_DATA IN THIS EXERCISE_.
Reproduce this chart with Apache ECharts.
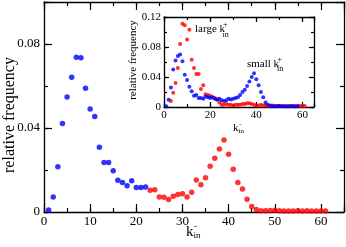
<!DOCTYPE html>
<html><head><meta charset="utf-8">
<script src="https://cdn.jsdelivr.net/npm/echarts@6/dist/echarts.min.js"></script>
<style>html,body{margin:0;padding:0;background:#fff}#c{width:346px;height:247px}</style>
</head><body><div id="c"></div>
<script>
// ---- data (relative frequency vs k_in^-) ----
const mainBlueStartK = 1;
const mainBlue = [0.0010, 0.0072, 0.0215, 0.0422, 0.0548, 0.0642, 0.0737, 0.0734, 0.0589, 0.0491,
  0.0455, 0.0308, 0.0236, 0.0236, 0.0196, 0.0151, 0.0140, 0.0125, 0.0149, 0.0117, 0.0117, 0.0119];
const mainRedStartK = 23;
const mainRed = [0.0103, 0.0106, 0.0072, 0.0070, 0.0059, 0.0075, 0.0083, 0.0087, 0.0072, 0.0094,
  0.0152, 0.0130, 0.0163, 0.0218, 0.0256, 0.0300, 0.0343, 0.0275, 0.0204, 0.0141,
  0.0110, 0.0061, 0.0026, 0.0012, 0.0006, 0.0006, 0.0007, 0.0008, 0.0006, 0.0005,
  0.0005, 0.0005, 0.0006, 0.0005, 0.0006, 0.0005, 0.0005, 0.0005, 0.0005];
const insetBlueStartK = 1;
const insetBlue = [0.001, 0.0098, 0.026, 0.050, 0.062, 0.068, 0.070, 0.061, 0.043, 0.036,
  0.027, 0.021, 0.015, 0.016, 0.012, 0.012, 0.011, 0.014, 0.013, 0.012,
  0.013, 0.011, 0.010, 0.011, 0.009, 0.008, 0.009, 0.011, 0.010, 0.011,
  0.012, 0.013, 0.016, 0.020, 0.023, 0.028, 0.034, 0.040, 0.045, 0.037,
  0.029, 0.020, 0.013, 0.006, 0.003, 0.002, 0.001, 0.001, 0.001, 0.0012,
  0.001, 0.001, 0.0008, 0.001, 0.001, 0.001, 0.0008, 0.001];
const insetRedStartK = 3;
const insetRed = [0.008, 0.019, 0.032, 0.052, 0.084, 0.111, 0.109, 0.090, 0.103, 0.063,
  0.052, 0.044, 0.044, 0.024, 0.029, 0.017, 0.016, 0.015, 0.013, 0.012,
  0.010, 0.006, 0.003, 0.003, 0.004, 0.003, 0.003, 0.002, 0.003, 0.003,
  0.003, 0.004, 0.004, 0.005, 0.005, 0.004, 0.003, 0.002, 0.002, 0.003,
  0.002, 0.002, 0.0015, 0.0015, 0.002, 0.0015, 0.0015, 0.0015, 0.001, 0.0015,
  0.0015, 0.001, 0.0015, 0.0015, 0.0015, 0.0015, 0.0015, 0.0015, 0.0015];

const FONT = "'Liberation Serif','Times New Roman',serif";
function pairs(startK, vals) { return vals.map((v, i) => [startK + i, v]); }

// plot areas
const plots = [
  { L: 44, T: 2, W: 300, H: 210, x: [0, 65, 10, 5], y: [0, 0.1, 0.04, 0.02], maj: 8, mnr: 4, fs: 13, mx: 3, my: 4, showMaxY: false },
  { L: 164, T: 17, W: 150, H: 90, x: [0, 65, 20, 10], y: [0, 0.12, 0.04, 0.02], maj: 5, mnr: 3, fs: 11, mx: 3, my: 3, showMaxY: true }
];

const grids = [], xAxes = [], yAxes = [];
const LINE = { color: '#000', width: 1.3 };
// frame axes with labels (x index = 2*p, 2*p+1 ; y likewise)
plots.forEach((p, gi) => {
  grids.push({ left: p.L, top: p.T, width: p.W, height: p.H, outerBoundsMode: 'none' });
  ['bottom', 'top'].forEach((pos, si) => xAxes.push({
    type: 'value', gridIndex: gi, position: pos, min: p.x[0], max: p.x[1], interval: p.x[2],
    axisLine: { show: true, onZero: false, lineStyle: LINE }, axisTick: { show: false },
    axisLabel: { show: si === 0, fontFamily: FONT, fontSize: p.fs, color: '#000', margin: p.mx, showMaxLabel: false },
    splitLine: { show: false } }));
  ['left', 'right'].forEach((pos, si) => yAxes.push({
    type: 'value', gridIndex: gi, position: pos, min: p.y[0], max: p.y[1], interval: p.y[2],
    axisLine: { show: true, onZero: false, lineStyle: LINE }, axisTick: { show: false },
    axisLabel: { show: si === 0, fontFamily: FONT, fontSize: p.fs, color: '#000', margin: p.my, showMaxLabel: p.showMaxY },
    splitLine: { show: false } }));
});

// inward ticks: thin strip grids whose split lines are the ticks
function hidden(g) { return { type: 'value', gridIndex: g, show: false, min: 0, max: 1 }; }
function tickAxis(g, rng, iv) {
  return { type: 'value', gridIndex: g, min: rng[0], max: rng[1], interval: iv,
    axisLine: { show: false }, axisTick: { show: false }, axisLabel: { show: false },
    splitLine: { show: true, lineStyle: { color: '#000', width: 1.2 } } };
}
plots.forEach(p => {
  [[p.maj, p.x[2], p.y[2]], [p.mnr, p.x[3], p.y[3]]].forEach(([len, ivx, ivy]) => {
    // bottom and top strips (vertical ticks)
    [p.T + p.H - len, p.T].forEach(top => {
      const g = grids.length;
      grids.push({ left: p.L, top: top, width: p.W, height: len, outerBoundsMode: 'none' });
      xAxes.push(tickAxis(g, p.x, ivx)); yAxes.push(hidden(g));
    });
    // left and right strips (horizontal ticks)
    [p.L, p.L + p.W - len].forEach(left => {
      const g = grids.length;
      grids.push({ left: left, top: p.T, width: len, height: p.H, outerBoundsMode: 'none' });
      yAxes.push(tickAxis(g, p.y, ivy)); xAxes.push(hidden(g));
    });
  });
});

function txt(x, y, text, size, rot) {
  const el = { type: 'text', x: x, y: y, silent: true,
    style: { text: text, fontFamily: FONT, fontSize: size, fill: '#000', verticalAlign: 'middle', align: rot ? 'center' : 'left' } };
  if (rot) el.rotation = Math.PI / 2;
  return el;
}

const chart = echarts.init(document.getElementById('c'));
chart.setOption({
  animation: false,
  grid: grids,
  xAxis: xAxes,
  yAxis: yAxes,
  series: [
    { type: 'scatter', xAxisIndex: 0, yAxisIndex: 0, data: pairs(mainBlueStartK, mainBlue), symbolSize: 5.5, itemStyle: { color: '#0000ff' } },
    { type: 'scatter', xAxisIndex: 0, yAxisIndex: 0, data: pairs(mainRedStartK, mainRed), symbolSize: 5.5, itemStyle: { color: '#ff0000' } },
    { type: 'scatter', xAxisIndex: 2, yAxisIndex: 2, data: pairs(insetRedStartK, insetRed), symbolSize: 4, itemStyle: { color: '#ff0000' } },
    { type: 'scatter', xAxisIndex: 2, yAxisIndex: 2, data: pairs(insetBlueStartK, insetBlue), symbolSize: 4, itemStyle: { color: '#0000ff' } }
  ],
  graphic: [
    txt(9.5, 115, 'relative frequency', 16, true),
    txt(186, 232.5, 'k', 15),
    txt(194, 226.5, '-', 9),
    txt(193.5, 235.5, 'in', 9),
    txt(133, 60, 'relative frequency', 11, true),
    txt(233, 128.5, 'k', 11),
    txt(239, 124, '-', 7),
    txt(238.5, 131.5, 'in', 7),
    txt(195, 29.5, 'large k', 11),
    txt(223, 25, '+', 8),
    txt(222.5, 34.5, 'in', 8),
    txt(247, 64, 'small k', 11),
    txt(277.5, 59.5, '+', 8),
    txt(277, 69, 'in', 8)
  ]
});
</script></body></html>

==

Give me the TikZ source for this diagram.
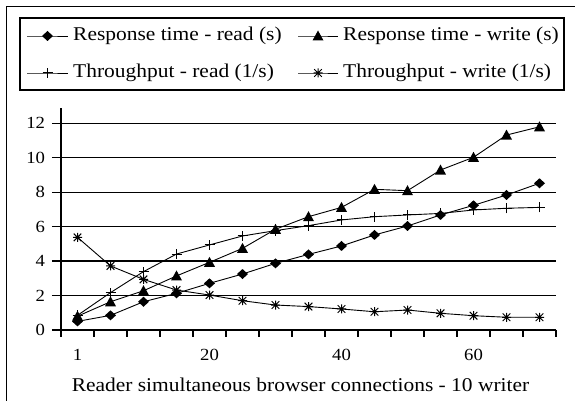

_WORK TO BE COMPLETED_. Return each line where "with" shows up.

_THE SOLUTION_.
Reproduce this chart with Apache ECharts.
// frame axes with labels (x index = 2*p, 2*p+1 ; y likewise)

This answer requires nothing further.